Eternal One: I am the Eternal One, the God of Abraham your father and the God of Isaac. The land on which you are now lying is the land I have promised to give to you and your descendants. 14 Your descendants will be as many as there are specks of dust on the earth. You will spread out to the west, east, north, and south. Through your descendants, all the families of the earth will find true blessing. 15 Know I am with you, and I will watch over you no matter where you go. One day I will bring you back to this land. I will not leave you until I have done all I have promised you.
Dreams are a bit mysterious. There are many theories about what dreams are and why we dream, but no one knows for sure. What is sure is that at times in the Scriptures God uses dreams to reveal Himself to His covenant partners. Certainly not everyone has revelatory dreams, and not all dreams are revelatory. But sometimes, on special occasions, when it suits God’s purposes, dreams can be a vehicle to see, hear, and experience reality as God knows it. It happens here with Jacob, who has not yet fully embraced the Eternal as his God; and it continues to happen in both testaments with Joseph, Daniel, Peter, and others.

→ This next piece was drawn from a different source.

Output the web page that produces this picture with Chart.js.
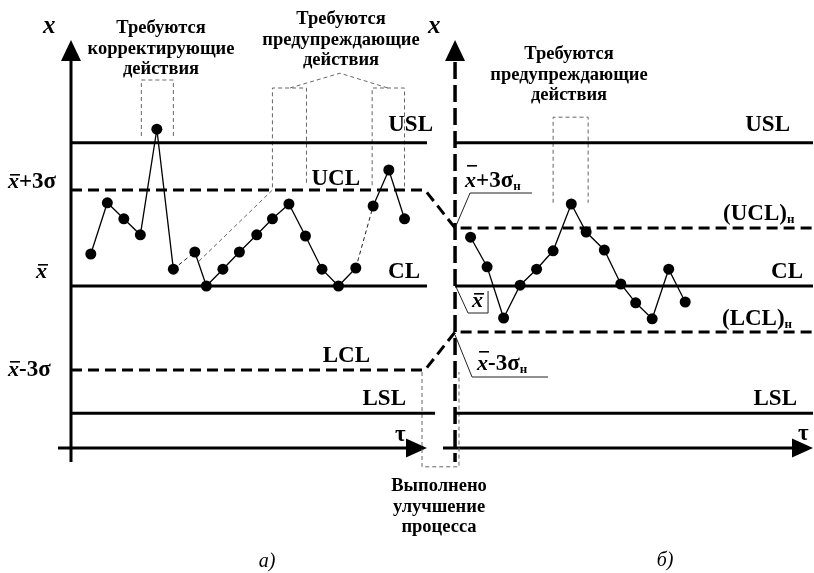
<!DOCTYPE html>
<html>
<head>
<meta charset="utf-8">
<script src="https://cdn.jsdelivr.net/npm/chart.js@4/dist/chart.umd.min.js"></script>
<style>
  html, body { margin: 0; padding: 0; background: #fff; }
  #wrap { width: 814px; height: 573px; }
</style>
</head>
<body>
<div id="wrap"><canvas id="chart" width="814" height="573"></canvas></div>
<script>
// Panel а: sample times and subgroup means before the improvement
const timeA = [1, 2, 3, 4, 5, 6, 7.3, 8, 9, 10, 11.05, 12, 13, 14, 15, 16, 17.05, 18.1, 19.05, 20];
const meanA = [4.0, 10.4, 8.4, 6.4, 19.6, 2.1, 4.25, 0, 2.1, 4.25, 6.4, 8.4, 10.25, 6.25, 2.1, 0, 2.25, 10.0, 14.5, 8.4];
// Panel б: after the improvement
const timeB = [24, 25, 26, 27, 28, 29, 30.1, 31, 32.1, 33.1, 34, 35, 36, 37];
const meanB = [6.1, 2.4, -4.0, 0.1, 2.1, 4.4, 10.25, 6.75, 4.5, 0.25, -2.1, -4.1, 2.1, -2.0];

// Specification and control limits (USL, UCL, CL, LCL, LSL)
const limitNamesA = ['USL', 'UCL', 'CL', 'LCL', 'LSL'];
const limitsA = [17.9, 12, 0, -10.5, -15.9];
const limitNamesB = ['USL', '(UCL)', 'CL', '(LCL)', 'LSL'];
const limitsB = [17.9, 7.25, 0, -5.75, -15.9];

// segments (index of first point) joined by a thin dashed stroke
const dashedSegA = [5, 16];

// sample ranges flagged for action: [first, last] index
const flagA = [[3, 5], [11, 13], [17, 19]];
const flagB = [[5, 7]];

// geometry of the two panels in data units
const axisA = -0.2, axisB = 23.06, tauLevel = -20.25;
const endA = 21.36, endB = 44.74;

const SERIF = "'Liberation Serif', 'Times New Roman', serif";
const F_BIG = `bold 23px ${SERIF}`;
const F_IT = `italic bold 22px ${SERIF}`;
const F_AX = `italic bold 25px ${SERIF}`;
const F_SUB = `bold 13px ${SERIF}`;
const F_NOTE = `bold 18.5px ${SERIF}`;
const F_CAP = `italic 20px ${SERIF}`;

function seg(xs, y) { return xs.map(x => ({ x, y })); }

const lineStyle = { showLine: true, pointRadius: 0, borderColor: '#000', borderWidth: 3, order: 2, fill: false };
const dashStyle = Object.assign({}, lineStyle, { borderDash: [11, 6] });

const datasets = [
  Object.assign({ data: timeA.map((t, i) => ({ x: t, y: meanA[i] })) }, {
    showLine: true, borderColor: '#000', borderWidth: 1.3, pointRadius: 5.5,
    pointBackgroundColor: '#000', pointBorderWidth: 0, order: 0,
    segment: {
      borderDash: c => dashedSegA.includes(c.p0DataIndex) ? [4, 3] : undefined,
      borderWidth: c => dashedSegA.includes(c.p0DataIndex) ? 1 : undefined,
      borderColor: c => dashedSegA.includes(c.p0DataIndex) ? '#222' : undefined
    }
  }),
  Object.assign({ data: timeB.map((t, i) => ({ x: t, y: meanB[i] })) }, {
    showLine: true, borderColor: '#000', borderWidth: 1.3, pointRadius: 5.5,
    pointBackgroundColor: '#000', pointBorderWidth: 0, order: 0
  }),
  // USL
  Object.assign({ data: seg([axisA, endA], limitsA[0]) }, lineStyle),
  Object.assign({ data: seg([axisB, endB], limitsB[0]) }, lineStyle),
  // UCL carried over to the new (UCL)н
  Object.assign({ data: [{ x: axisA, y: limitsA[1] }, { x: 21.24, y: limitsA[1] }, { x: axisB, y: limitsB[1] }, { x: endB, y: limitsB[1] }] }, dashStyle),
  // CL
  Object.assign({ data: seg([axisA, endA], limitsA[2]) }, lineStyle),
  Object.assign({ data: seg([axisB, endB], limitsB[2]) }, lineStyle),
  // LCL carried over to the new (LCL)н
  Object.assign({ data: [{ x: axisA, y: limitsA[3] }, { x: 21.24, y: limitsA[3] }, { x: axisB, y: limitsB[3] }, { x: endB, y: limitsB[3] }] }, dashStyle),
  // LSL
  Object.assign({ data: seg([axisA, 21.85], limitsA[4]) }, lineStyle),
  Object.assign({ data: seg([23.0, endB], limitsB[4]) }, lineStyle)
];

function rich(ctx, x, y, parts, align) {
  let w = 0;
  for (const p of parts) { ctx.font = p.f; p.w = ctx.measureText(p.t).width; w += p.w; }
  let cx = align === 'right' ? x - w : align === 'center' ? x - w / 2 : x;
  for (const p of parts) {
    ctx.font = p.f;
    ctx.fillText(p.t, cx, y + (p.dy || 0));
    if (p.over) ctx.fillRect(cx + 2, y + p.over, p.w - 1, 1.6);
    cx += p.w;
  }
}

function poly(ctx, pts) {
  ctx.beginPath();
  ctx.moveTo(pts[0][0], pts[0][1]);
  for (let i = 1; i < pts.length; i++) ctx.lineTo(pts[i][0], pts[i][1]);
  ctx.stroke();
}

const diagram = {
  id: 'diagram',
  beforeDatasetsDraw(chart) {
    const { ctx, scales } = chart;
    const X = v => scales.x.getPixelForValue(v), Y = v => scales.y.getPixelForValue(v);
    ctx.save();
    ctx.fillStyle = '#000';
    ctx.strokeStyle = '#000';
    // vertical axis of panel а
    ctx.lineWidth = 3;
    poly(ctx, [[X(axisA), Y(-22)], [X(axisA), Y(28.3)]]);
    // vertical axis of panel б (dashed)
    ctx.lineWidth = 3.5;
    ctx.setLineDash([17, 6]);
    poly(ctx, [[X(axisB), Y(28.0)], [X(axisB), Y(-22)]]);
    ctx.setLineDash([]);
    // arrow heads on vertical axes
    for (const ax of [axisA, axisB]) {
      const tx = X(ax), ty = Y(30.75);
      ctx.beginPath();
      ctx.moveTo(tx, ty); ctx.lineTo(tx - 10, ty + 21); ctx.lineTo(tx + 10, ty + 21); ctx.closePath();
      ctx.fill();
    }
    // time axes
    ctx.lineWidth = 3;
    const tauY = Y(tauLevel);
    const tauSpans = [[-0.99, endA], [22.33, endB]];
    for (const [a, b] of tauSpans) {
      poly(ctx, [[X(a), tauY], [X(b) - 18, tauY]]);
      ctx.beginPath();
      ctx.moveTo(X(b), tauY); ctx.lineTo(X(b) - 21, tauY - 9.5); ctx.lineTo(X(b) - 21, tauY + 9.5); ctx.closePath();
      ctx.fill();
    }

    // dashed callout brackets
    ctx.strokeStyle = '#666';
    ctx.lineWidth = 1;
    ctx.setLineDash([4, 3]);
    const b1 = flagA[0];
    poly(ctx, [[X(timeA[b1[0]]) + 1, Y(18.75)], [X(timeA[b1[0]]) + 1, Y(25.75)], [X(timeA[b1[1]]), Y(25.75)], [X(timeA[b1[1]]), Y(18.75)]]);
    const b2 = flagA[1];
    poly(ctx, [[X(7.55), Y(3.1)], [X(timeA[b2[0]]), Y(limitsA[1])], [X(timeA[b2[0]]), Y(24.75)], [X(timeA[b2[1]]) + 1, Y(24.75)], [X(timeA[b2[1]]) + 1, Y(12.6)]]);
    const b3 = flagA[2];
    poly(ctx, [[X(timeA[b3[0]]) - 1, Y(12.6)], [X(timeA[b3[0]]) - 1, Y(24.75)], [X(timeA[b3[1]]), Y(24.75)], [X(timeA[b3[1]]), Y(12.4)]]);
    poly(ctx, [[X(13.06), Y(24.75)], [X(16.09), Y(26.6)], [X(19.0), Y(24.75)]]);
    const b4 = flagB[0];
    poly(ctx, [[X(timeB[b4[0]]), Y(10.4)], [X(timeB[b4[0]]), Y(21.1)], [X(timeB[b4[1]]) + 2, Y(21.1)], [X(timeB[b4[1]]) + 2, Y(10.4)]]);
    // improvement marker between the panels
    poly(ctx, [[X(21.06), Y(-10.75)], [X(21.06), Y(-22.6)], [X(23.3), Y(-22.6)], [X(23.3), Y(-10.75)]]);
    ctx.setLineDash([]);

    // leaders for the new limits of panel б
    ctx.strokeStyle = '#222';
    ctx.lineWidth = 1;
    const bx = X(axisB);
    const yu = Y(limitsB[1]), yc = Y(limitsB[2]), yl = Y(limitsB[3]);
    poly(ctx, [[bx, yu], [bx + 15, yu - 35], [bx + 77, yu - 35]]);
    poly(ctx, [[bx + 1, yc + 1], [bx + 13, yc + 27], [bx + 33, yc + 27], [bx + 33, yc + 5]]);
    poly(ctx, [[bx, yl + 3], [bx + 17, yl + 45], [bx + 93, yl + 45]]);
    ctx.restore();
  },
  afterDatasetsDraw(chart) {
    const { ctx, scales } = chart;
    const X = v => scales.x.getPixelForValue(v), Y = v => scales.y.getPixelForValue(v);
    ctx.save();
    ctx.fillStyle = '#000';
    ctx.textBaseline = 'alphabetic';
    ctx.textAlign = 'left';
    const xa = X(axisA), xb = X(axisB);

    // axis names
    rich(ctx, xa - 28, 33, [{ t: 'x', f: F_AX }]);
    rich(ctx, xb - 27, 33, [{ t: 'x', f: F_AX }]);
    rich(ctx, X(endA) - 32, Y(tauLevel) - 7, [{ t: 'τ', f: F_BIG }]);
    rich(ctx, X(endB) - 15, Y(tauLevel) - 8, [{ t: 'τ', f: F_BIG }]);

    // panel а limit names
    rich(ctx, 433, Y(limitsA[0]) - 12, [{ t: limitNamesA[0], f: F_BIG }], 'right');
    rich(ctx, 360, Y(limitsA[1]) - 5, [{ t: limitNamesA[1], f: F_BIG }], 'right');
    rich(ctx, 420, Y(limitsA[2]) - 8, [{ t: limitNamesA[2], f: F_BIG }], 'right');
    rich(ctx, 370, Y(limitsA[3]) - 8, [{ t: limitNamesA[3], f: F_BIG }], 'right');
    rich(ctx, 406, Y(limitsA[4]) - 8, [{ t: limitNamesA[4], f: F_BIG }], 'right');

    // panel б limit names
    rich(ctx, 790, Y(limitsB[0]) - 12, [{ t: limitNamesB[0], f: F_BIG }], 'right');
    rich(ctx, 723, Y(limitsB[1]) - 8, [{ t: limitNamesB[1], f: F_BIG }, { t: 'н', f: F_SUB, dy: 3 }]);
    rich(ctx, 803, Y(limitsB[2]) - 8, [{ t: limitNamesB[2], f: F_BIG }], 'right');
    rich(ctx, 722, Y(limitsB[3]) - 7, [{ t: limitNamesB[3], f: F_BIG }, { t: 'н', f: F_SUB, dy: 3 }]);
    rich(ctx, 797, Y(limitsB[4]) - 8, [{ t: limitNamesB[4], f: F_BIG }], 'right');

    // level values at the left of panel а
    rich(ctx, xa - 63, Y(limitsA[1]) - 2, [{ t: 'x', f: F_IT, over: -14 }, { t: '+3σ', f: F_BIG }]);
    rich(ctx, xa - 35, Y(limitsA[2]) - 8, [{ t: 'x', f: F_IT, over: -14 }]);
    rich(ctx, xa - 63, Y(limitsA[3]) + 6, [{ t: 'x', f: F_IT, over: -15 }, { t: '-3σ', f: F_BIG }]);

    // level values of panel б
    rich(ctx, xb + 10, Y(limitsB[1]) - 41, [{ t: 'x', f: F_IT, over: -22 }, { t: '+3σ', f: F_BIG }, { t: 'н', f: F_SUB, dy: 3 }]);
    rich(ctx, xb + 17, Y(limitsB[2]) + 21, [{ t: 'x', f: F_IT, over: -14 }]);
    rich(ctx, xb + 22, Y(limitsB[3]) + 38, [{ t: 'x', f: F_IT, over: -19 }, { t: '-3σ', f: F_BIG }, { t: 'н', f: F_SUB, dy: 3 }]);

    // notes
    const note = (cx, y0, lines) => lines.forEach((s, i) => rich(ctx, cx, y0 + i * 20.5, [{ t: s, f: F_NOTE }], 'center'));
    note(161, 33, ['Требуются', 'корректирующие', 'действия']);
    note(341, 24, ['Требуются', 'предупреждающие', 'действия']);
    note(569, 59, ['Требуются', 'предупреждающие', 'действия']);
    note(439, 491, ['Выполнено', 'улучшение', 'процесса']);

    // panel captions
    rich(ctx, 267, 567, [{ t: 'а)', f: F_CAP }], 'center');
    rich(ctx, 665, 566, [{ t: 'б)', f: F_CAP }], 'center');
    ctx.restore();
  }
};

new Chart(document.getElementById('chart'), {
  type: 'scatter',
  data: { datasets },
  options: {
    responsive: false,
    animation: false,
    devicePixelRatio: 1,
    layout: { padding: 0, autoPadding: false },
    plugins: { legend: { display: false }, tooltip: { enabled: false } },
    scales: {
      x: { type: 'linear', display: false, min: -4.5, max: 44.8 },
      y: { type: 'linear', display: false, min: -35.875, max: 35.75 }
    }
  },
  plugins: [diagram]
});
</script>
</body>
</html>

16 The dream ended, and Jacob woke up from his sleep.
Jacob (to himself): There is no doubt in my mind that the Eternal One is in this place—and I didn’t even know it!
17 But even as he said this, a bit of fear came over him.
Jacob: This place is absolutely awesome! It can be none other than the house of God and the gateway into heaven!
18 So early the next morning Jacob took the stone he had put under his head, set it up as a pillar, and then poured oil on top of it to commemorate his experience with God. 19 He named that place Bethel, which means “house of God.” Before that the name of the city had been called Luz. 20 Then Jacob made a vow.
Jacob: If God is going to be with me, keeping me safe on this journey and giving me bread to eat and clothing to wear 21 so that I return to my father’s house in peace, then the Eternal will be my God. 22 And this stone I have made into a pillar will be the first stone laid in God’s house. And Lord, of everything You give me, I will give one-tenth always back to You!